O Carnaval de ontem era do tempo da serpentina, confete e lança perfume só para animar. Era o carnaval da musa colombina, pierrô apaixonado, arlequim sonhador, palhaços que não paravam de brincar e soltar piadas para as moças. Era o Carnaval dos quadros satíricos em que não faltavam fantasias e brincadeiras bobas. Era comum a sátira ser usada por blocos e cordões. Aproveitava-se um fato político, econômico, social ou esportivo com repercussão no ano como assunto engraçado para animar o carnaval.

Pessoas de minha cidade, que pertencem a uma geração mais velha, tem saudade do Carnaval daquele tempo.
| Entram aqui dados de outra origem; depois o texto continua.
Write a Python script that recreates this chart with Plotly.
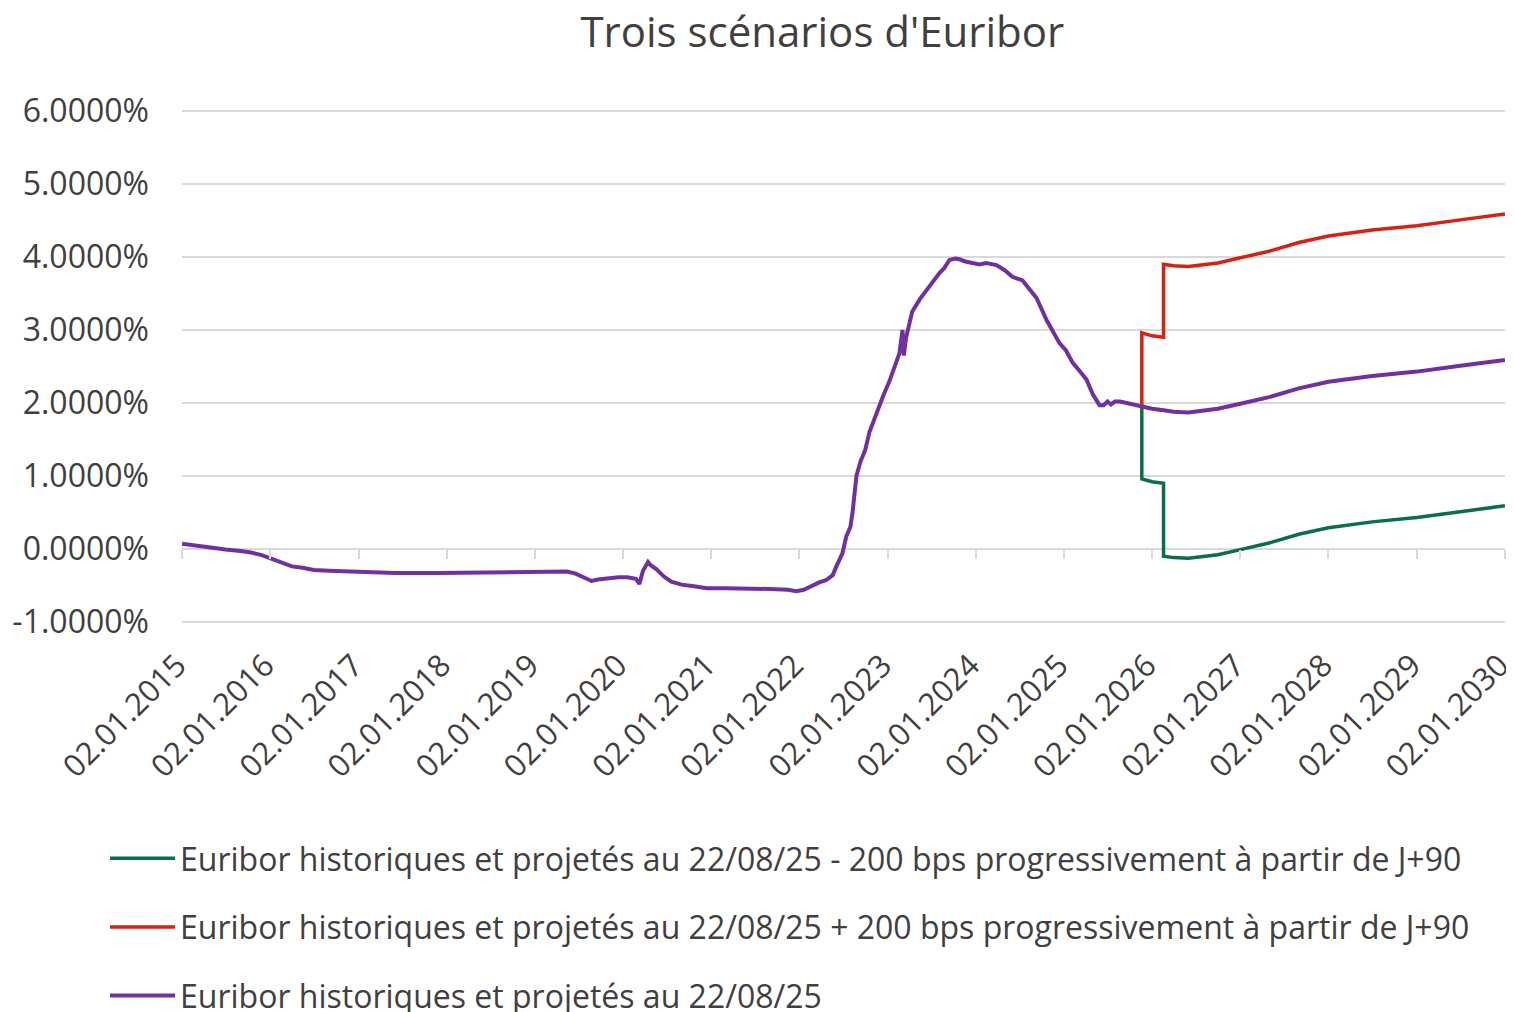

Uma dessas pessoas é seu Sessa. Funcionário Aposentado do Banco do Brasil, outrora folião dos mais animados, disse certa vez que nunca vai se esquecer daquele palhaço irrequieto e da pastorinha enamorada. Daquele palhaço de calças folgadas e nariz de limão, que não parava de pular e soltar piadas no salão quando a orquestra fazia uma pausa para que os foliões descansassem um pouco.

Já vai longe o tempo em que o carnaval começava cedo, aos sábados. Vestindo calça listrada, sem camisa, usando cartola e fraque, o Zé Pereira aparecia tocando o bombo, com meninos sujos e afoitos atrás. Batia forte no bombo o Zé Pereira, em frente às lojas e armazéns. Já vai longe esse tempo, o Zé Pereira ordenava a toda voz aos comerciantes que fechassem suas portas. É pra já! Cedo a folia vai tomar conta da cidade, ele ordenava.